Unlike drugs and weapons, money is everywhere, legally carried through airports, into banks, and across borders every day. U.S. law enforcement agents have recently tried to get tough on controlling the money, searching southbound cars at the border and freezing bank accounts of cartel bosses.

"We recognize that focusing on drugs and weapons, without stopping the money, is not going to stop the cartels," Assistant U.S. Treasury Secretary David Cohen told the AP.

The Foreign Narcotics Kingpin Designation Act, enacted 10 years ago, allows the president to designate individuals and corporations as drug traffickers, freezing their bank accounts and penalizing people for doing business with them. Dozens of cartel-related businesses and individuals - including billionaire cartel boss Joaquin "El Chapo" Guzman - have been named.

Mexican cartel chief Arturo Beltran Leyva, killed in a shoot-out Wednesday in Cuernavaca, just south of Mexico City, had been designated a narcotics kingpin by President Bush in May 2008.

The act lets the U.S. "strike the kingpins' international networks of front companies, facilitators and straw men," Associate Treasury Director J. Robert McBrien recently told Mexican bankers.

But results, in terms of blocking assets, have been minimal.

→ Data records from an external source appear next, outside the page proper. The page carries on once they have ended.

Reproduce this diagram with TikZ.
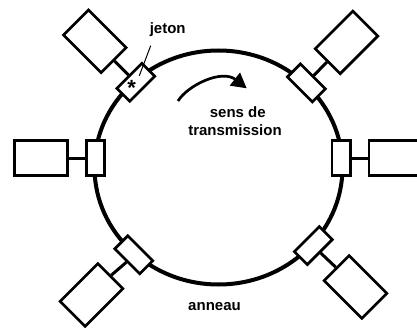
\documentclass[tikz,border=0pt]{standalone}
\usepackage{fontspec}
\setmainfont{Liberation Sans}
\usetikzlibrary{arrows.meta}
\begin{document}
\begin{tikzpicture}[x=1pt,y=1pt,
  ring/.style={line width=4pt},
  tap/.style={draw,fill=white,line width=2.7pt,rectangle,inner sep=0pt,minimum width=18.3pt,minimum height=35.3pt},
  host/.style={draw,fill=white,line width=2.7pt,rectangle,inner sep=0pt,minimum width=53.3pt,minimum height=35.3pt},
  link/.style={line width=3pt},
  lbl/.style={font=\fontsize{15}{18}\selectfont\bfseries,inner sep=0pt}]
\useasboundingbox (0,0) rectangle (417,327);
\draw[ring] (218.5,159.5) ellipse [x radius=124, y radius=117];
% stations
\node[tap,rotate=180] (sL) at (95.5,169) {};
\node[host,rotate=180] (bL) at (41,169) {};
\node[tap,rotate=0] (sR) at (341,169) {};
\node[host,rotate=0] (bR) at (395.5,169) {};
\node[tap,rotate=135] (sTL) at (135.8,244.7) {};
\node[host,rotate=135] (bTL) at (94.8,285.7) {};
\node[tap,rotate=45] (sTR) at (306.4,244.1) {};
\node[host,rotate=45] (bTR) at (346.5,284.6) {};
\node[tap,rotate=225] (sBL) at (133.8,72.2) {};
\node[host,rotate=225] (bBL) at (91.5,32) {};
\node[tap,rotate=-45] (sBR) at (313.3,81.4) {};
\node[host,rotate=-45] (bBR) at (355.5,40) {};
\foreach \s in {L,R,TL,TR,BL,BR}
  \draw[link] (s\s.east) -- (b\s.west);
% token
\node[lbl,anchor=base] (jeton) at (167.7,293.7) {jeton};
\node[font=\fontsize{22}{22}\selectfont\bfseries,inner sep=0pt] (star) at (131.7,239.3) {*};
\coordinate (jA) at (150.7,281.3);
\coordinate (jB) at (139.3,251.3);
\draw[line width=1pt] (jA) -- (jB);
% direction arrow
\coordinate (aS) at (178,226);
\coordinate (aE) at (246.7,238.7);
\draw[line width=2.7pt,-{Triangle[length=15pt,width=16pt]}] (aS) .. controls (188,242) and (222,258) .. (aE);
\node[lbl,anchor=base] (sens) at (237.8,209) {sens de};
\node[lbl,anchor=base] (trans) at (235,191) {transmission};
\node[lbl,anchor=base] (anneau) at (214.5,17) {anneau};
\end{tikzpicture}
\end{document}
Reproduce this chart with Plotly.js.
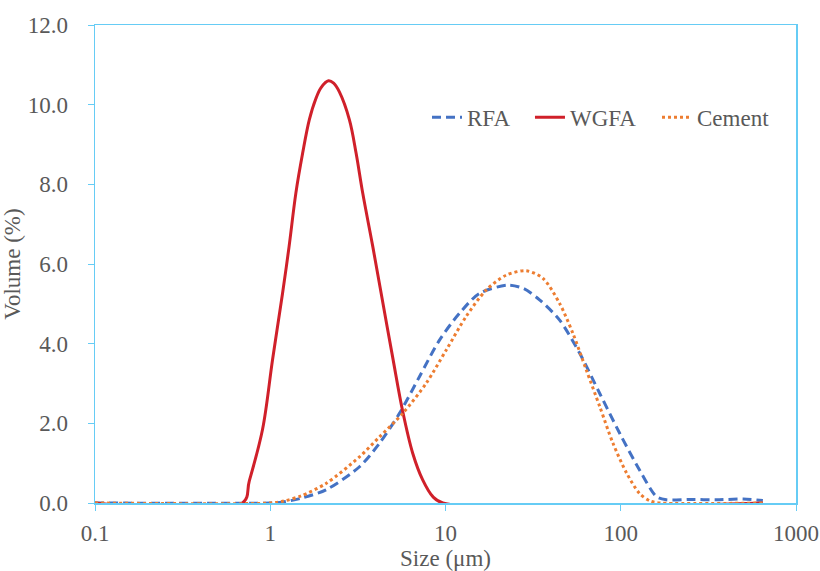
<!DOCTYPE html>
<html>
<head>
<meta charset="utf-8">
<script src="https://cdn.plot.ly/plotly-3.0.1.min.js"></script>
<style>html,body{margin:0;padding:0;background:#fff;}#chart{width:820px;height:571px;}</style>
</head>
<body>
<div id="chart"></div>
<script>
// Particle size (µm) and volume (%)
const rfaSize = [0.1, 1.0, 1.17, 1.5, 2.08, 3.23, 4.2, 5.46, 7.1, 9.24, 12.0, 15.6, 22.7, 28, 34.4, 44.8, 58.3, 75.9, 98.6, 128, 160, 182, 250, 350, 500, 647];
const rfaVolume = [0, 0, 0.02, 0.12, 0.33, 0.91, 1.50, 2.25, 3.17, 4.09, 4.76, 5.26, 5.47, 5.38, 5.10, 4.59, 3.76, 2.75, 1.75, 0.83, 0.16, 0.08, 0.09, 0.08, 0.10, 0.06];

const wgfaSize = [0.1, 0.695, 0.759, 0.904, 1.03, 1.175, 1.28, 1.40, 1.53, 1.67, 1.82, 1.95, 2.15, 2.3, 2.48, 2.83, 3.09, 3.37, 3.85, 4.38, 5.0, 5.7, 6.5, 7.41, 8.47, 9.66, 647];
const wgfaVolume = [0, 0, 0.55, 1.85, 3.59, 5.26, 6.43, 7.78, 8.78, 9.62, 10.15, 10.43, 10.60, 10.54, 10.32, 9.62, 8.78, 7.78, 6.43, 5.05, 3.65, 2.30, 1.25, 0.58, 0.16, 0, 0];

const cementSize = [0.1, 1.0, 1.2, 1.5, 2.08, 3.23, 4.2, 5.7, 7.74, 10.1, 13.1, 17.1, 22.2, 28.9, 36.0, 44.8, 53.3, 63.6, 75.9, 90.3, 108, 128, 147, 170, 647];
const cementVolume = [0, 0, 0.05, 0.18, 0.49, 1.16, 1.66, 2.25, 3.0, 3.84, 4.68, 5.35, 5.72, 5.83, 5.64, 5.01, 4.26, 3.34, 2.42, 1.50, 0.75, 0.24, 0.05, 0, 0];

const xTickVals = [0.1, 1, 10, 100, 1000];
const xTickText = ['0.1', '1', '10', '100', '1000'];
const yTickVals = [0, 2, 4, 6, 8, 10, 12];
const yTickText = ['0.0', '2.0', '4.0', '6.0', '8.0', '10.0', '12.0'];

const font = {family: 'Liberation Serif, Times New Roman, serif', color: '#595959'};
const fs = 23;
const axisColor = '#66CCF5';

const traces = [
  {x: rfaSize, y: rfaVolume, name: 'RFA', type: 'scatter', mode: 'lines', legend: 'legend',
   line: {color: '#4472C4', width: 3, dash: '9px,5px', shape: 'spline', smoothing: 0.8}},
  {x: wgfaSize, y: wgfaVolume, name: 'WGFA', type: 'scatter', mode: 'lines', legend: 'legend2',
   line: {color: '#D0202A', width: 3, shape: 'spline', smoothing: 1.0}},
  {x: cementSize, y: cementVolume, name: 'Cement', type: 'scatter', mode: 'lines', legend: 'legend3',
   line: {color: '#ED7D31', width: 3, dash: 'dot', shape: 'spline', smoothing: 0.8}}
];

function leg(x) {
  return {orientation: 'h', x: x, y: 0.807, xanchor: 'left', yanchor: 'middle',
          font: Object.assign({size: fs}, font), itemwidth: 30, bgcolor: 'rgba(0,0,0,0)'};
}

const layout = {
  width: 820, height: 571,
  margin: {l: 95, r: 24, t: 25, b: 68},
  paper_bgcolor: '#fff', plot_bgcolor: '#fff',
  font: Object.assign({size: fs}, font),
  showlegend: true,
  legend: leg(0.4736),
  legend2: leg(0.6205),
  legend3: leg(0.8017),
  xaxis: {type: 'log', range: [-1, 3], tickvals: xTickVals, ticktext: xTickText,
          showline: true, linecolor: axisColor, linewidth: 1.5, mirror: true,
          ticks: 'outside', ticklen: 6, tickcolor: axisColor, showgrid: false, zeroline: false,
          ticklabelstandoff: 3,
          tickfont: Object.assign({size: fs}, font),
          title: {text: 'Size (μm)', font: Object.assign({size: fs}, font), standoff: 2}},
  yaxis: {range: [0, 12], tickvals: yTickVals, ticktext: yTickText,
          showline: true, linecolor: axisColor, linewidth: 1.5, mirror: true,
          ticks: 'outside', ticklen: 6, tickcolor: axisColor, showgrid: false, zeroline: false,
          ticklabelstandoff: 15,
          tickfont: Object.assign({size: fs}, font),
          title: {text: 'Volume (%)', font: Object.assign({size: fs}, font), standoff: 0}}
};

Plotly.newPlot('chart', traces, layout, {displayModeBar: false, staticPlot: true});
</script>
</body>
</html>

After the AP filed a Freedom of Information Act request and made repeated queries for six weeks, a U.S. Treasury official, on the condition her name not be used, gave the AP records showing that $16 million had been blocked - including $13 million that was seized - from Mexican drug cartels over the last decade. Of that, $3 million is currently being blocked.

The Treasury official played down the importance of the low returns, saying the act was designed mostly as a deterrent to keep drug organizations out of the U.S. financial system.

That's ridiculous, said Raymond Baker, director of the Washington-based nonprofit Global Financial Integrity, which works to curtail the cross-border flow of illegal money.

"They seized $16 million in 10 years? That's absolutely nothing. That doesn't amount to a deterrent. That is an unsuccessful effort," he said. "We haven't begun to curtail the flow of illicit money generated by the cartels, and as a consequence of that we have not begun to curtail the drug trade."

And while the law also allows criminal penalties of up to $10 million and civil penalties of up to $1 million for doing business with the cartels, the records show just three fines related to Mexican drug cartels - the largest being about $40,000.